For 15 years, the camp has provided musical education—both vocal and instrumental—to children from all parts of the region. Established by Vita Muir, the camp was meant to be an extension of the Litchfield Jazz Festival; the goal was to have the kids play between major musical acts. Now, the camp hosts over 400 talented students at the Kent School each summer, providing a place for them to become totally immersed in the music. Mario Pavone, president of the camp’s board, says, “We want these kids, through jazz, to become citizens of the world.”

In classrooms all over campus, music is playing. Instructors frequently participate and the compositions turn into lessons. That’s the special thing about this camp, says vocal instructor Kevin Mahogany. “The quality of instructors makes this camp stand out,” he says. “There’s a difference between professional musicians and professional educators.”
Back in Heath’s class, students and master are playing jazz standard “Out of Nowhere” and, nervous or not, the kids sound excellent. Heath, now 85, shows them strategic ways to improvise. He talks about Coltrane’s favorite methods and gives feedback and advice. As the lesson draws to a close, Heath picks up his sax once again and plays Milt Jackson’s composition, “Bag’s Groove.” Someone hops on the drums and everyone onstage jumps in on this spontaneous jazz jam.

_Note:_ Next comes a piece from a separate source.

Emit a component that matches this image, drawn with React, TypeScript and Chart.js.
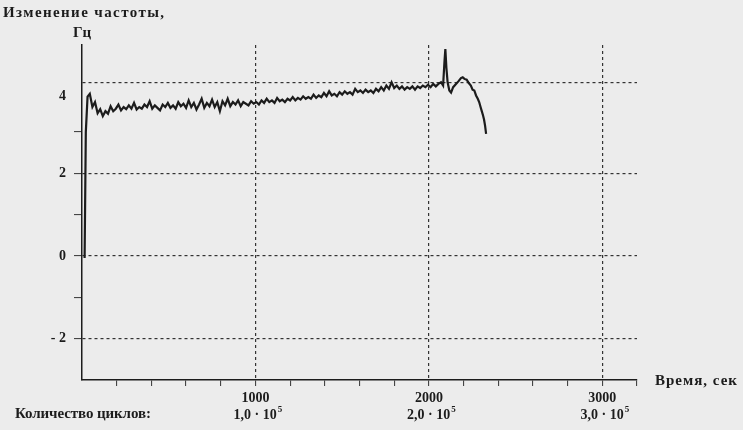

Finally, the entire camp is treated to a concert with Heath who opens with Kenny Dorham’s jazz classic, “Prince Albert.” Afterwards, fielding a question about why he became a musician, Heath replies: “As an African-American, it was very difficult to get work. If I wasn’t an athlete, what was I gonna do?” Talking about his experience on the road with the likes of Miles Davis, John Coltrane, Kenny Dorham, Gil Evans, J.J. Johnson, and Kenny Clarke, the message Heath continues to relay is: Keep trying. “Don’t stop studying and don’t stop learning because there’s something more you can do,” he says. “Each one of you has something to offer the world.”